David E Fisher and colleagues conducted experiments on mice and found that exposure to UV light produced endorphins in the body, the hormones that are known to make a person calm after physical pain or bring positive attitude or good feeling.

Continuous exposure to sunlight was associated with addictive type of behaviour in the animals. "Our study identified an organic pathway encoded in skin whereby UV radiation causes the synthesis and release of beta-endorphin and produces opiate-like effects, including addictive behavior," lead researcher David E. Fisher, from the Massachusetts General Hospital, said in statement appeared on the Harvard Medical School website. "This provides a potential explanation for the 'sun seeking' behavior that may underlie the relentless rise in most forms of skin cancer."

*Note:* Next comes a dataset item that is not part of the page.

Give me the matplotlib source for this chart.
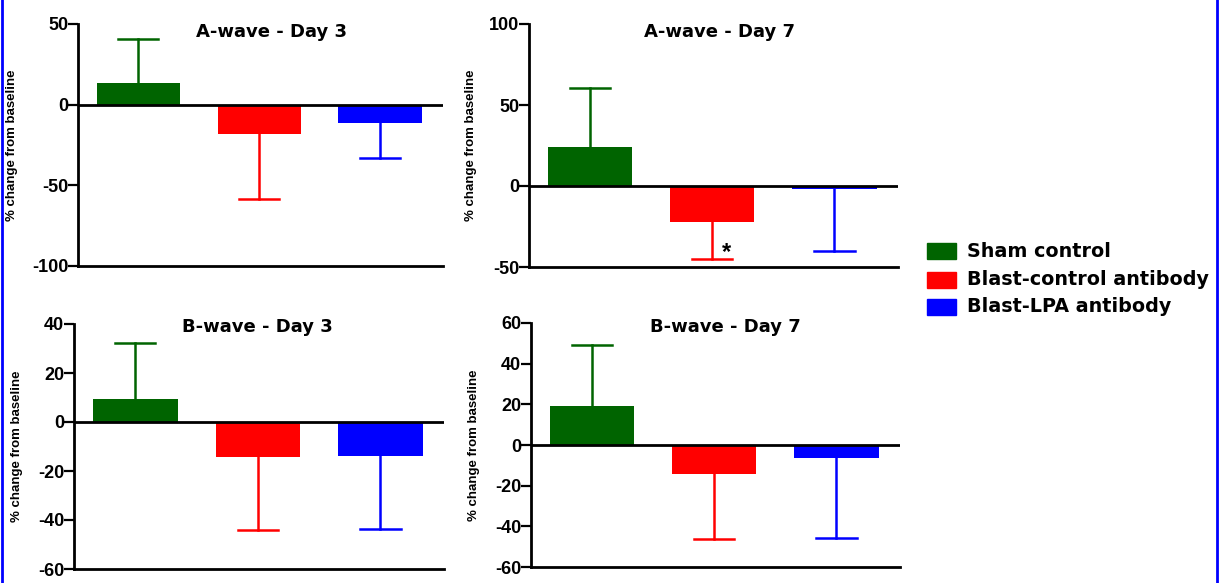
import matplotlib.pyplot as plt
from matplotlib.lines import Line2D
from matplotlib.patches import Rectangle

plt.rcParams['font.family'] = ['Liberation Sans', 'DejaVu Sans']
plt.rcParams['axes.unicode_minus'] = False

# Data (mean % change and SD, bar drawn away from zero)
groups = ['Sham control', 'Blast-control antibody', 'Blast-LPA antibody']
colors = ['#006400', '#ff0000', '#0000ff']

titles = ['A-wave - Day 3', 'A-wave - Day 7', 'B-wave - Day 3', 'B-wave - Day 7']
means = [
    [13.6, -18.2, -11.2],
    [24.0, -22.2, -2.0],
    [9.4, -14.3, -14.0],
    [19.2, -14.3, -6.4],
]
sds = [
    [27.3, 40.1, 22.1],
    [36.5, 22.8, 38.0],
    [22.8, 29.8, 29.6],
    [29.8, 32.1, 39.3],
]
ylims = [(-100, 50), (-50, 100), (-60, 40), (-60, 60)]
yticks = [[-100, -50, 0, 50], [-50, 0, 50, 100],
          [-60, -40, -20, 0, 20, 40], [-60, -40, -20, 0, 20, 40, 60]]

W, H = 1223, 583
fig = plt.figure(figsize=(W / 100, H / 100), dpi=100)

# axes boxes in pixels: left, right, top, bottom
boxes = [(78, 443, 24, 266), (529, 898, 24, 267),
         (74, 444, 324, 569), (531, 900, 323, 567)]
title_pos = [(0.529, 0.967), (0.515, 0.967), (0.496, 0.988), (0.528, 0.984)]
ylab_x = [18, 477, 23, 480]

for i, (l, r, t, b) in enumerate(boxes):
    ax = fig.add_axes([l / W, 1 - b / H, (r - l) / W, (b - t) / H])
    for j in range(len(groups)):
        m = means[i][j]
        s = sds[i][j]
        ax.bar(j, m, width=0.69, color=colors[j], zorder=2)
        # one-sided error bar, away from zero
        end = m + s if m >= 0 else m - s
        ax.plot([j, j], [m, end], color=colors[j], lw=1.8, zorder=1)
        ax.plot([j - 0.165, j + 0.165], [end, end], color=colors[j], lw=1.8, zorder=1)
    ax.axhline(0, color='black', lw=2, zorder=3)
    ax.set_xlim(-0.5, 2.52)
    ax.set_ylim(*ylims[i])
    ax.set_yticks(yticks[i])
    ax.set_xticks([])
    for side in ['top', 'right']:
        ax.spines[side].set_visible(False)
    for side in ['left', 'bottom']:
        ax.spines[side].set_linewidth(2)
    ax.tick_params(axis='y', length=7, width=1.6, labelsize=13, pad=0)
    for lab in ax.get_yticklabels():
        lab.set_fontweight('bold')
    ax.set_ylabel('% change from baseline', fontsize=9.5, fontweight='bold')
    ax.yaxis.set_label_coords((ylab_x[i] - l) / (r - l), 0.5)
    ax.text(title_pos[i][0], title_pos[i][1], titles[i], transform=ax.transAxes,
            fontsize=13, fontweight='bold', family='DejaVu Sans',
            ha='center', va='center')

    if i == 1:
        ax.text(1.12, -41, '*', fontsize=17, fontweight='bold',
                ha='center', va='center')

# legend drawn as figure patches
leg_y = [251, 280, 307]
for j, g in enumerate(groups):
    y = leg_y[j]
    fig.add_artist(Rectangle((927 / W, 1 - (y + 8) / H), 29 / W, 16 / H,
                             color=colors[j], transform=fig.transFigure))
    fig.text(967 / W, 1 - y / H, g, fontsize=13.8, fontweight='bold',
             family='DejaVu Sans', va='center')

# blue frame edges
fig.add_artist(Line2D([1.5 / W, 1.5 / W], [0, 1], color='#0000ff', lw=2))
fig.add_artist(Line2D([1216.5 / W, 1216.5 / W], [0, 1], color='#0000ff', lw=2))

fig.savefig('out.png', dpi=100)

Countless studies on indoor tanning have shown similar results. People who undergo indoor tanning regularly can accurately tell when they use tanning beds run on non-UV light, the researchers said.

Strengthening the theory, several studies in the past have also shown that intake of an opioid blocker led to withdrawal-like symptoms in frequent tanners.

Exposure to the sunlight leads to the production of a protein called POMC, which is involved in the production of pigment melanin and beta-endorphin in the skin.

During the study, researchers removed some hair from the back of a group of mice. This part of the body was exposed to a daily dose of UV light, equivalent to 20 to 30 minutes of sun exposure in humans, for a period of six weeks. Exposure to UV light was associated with a sudden surge in the levels of beta-endorphin in the animals' blood. Higher production of the chemical in the body was associated with decreased sensitivity in the animals.

The UV light exposed animals showed less response to fluctuations in temperature or to touch. However, skin sensitivity was restored in the animals when the opioid pathway was blocked with a naloxone treatment. It also led to withdrawal –like symptoms in the rodents, including teeth chattering, shaking and trembling.

Findings of the study have been reported in the journal Cell.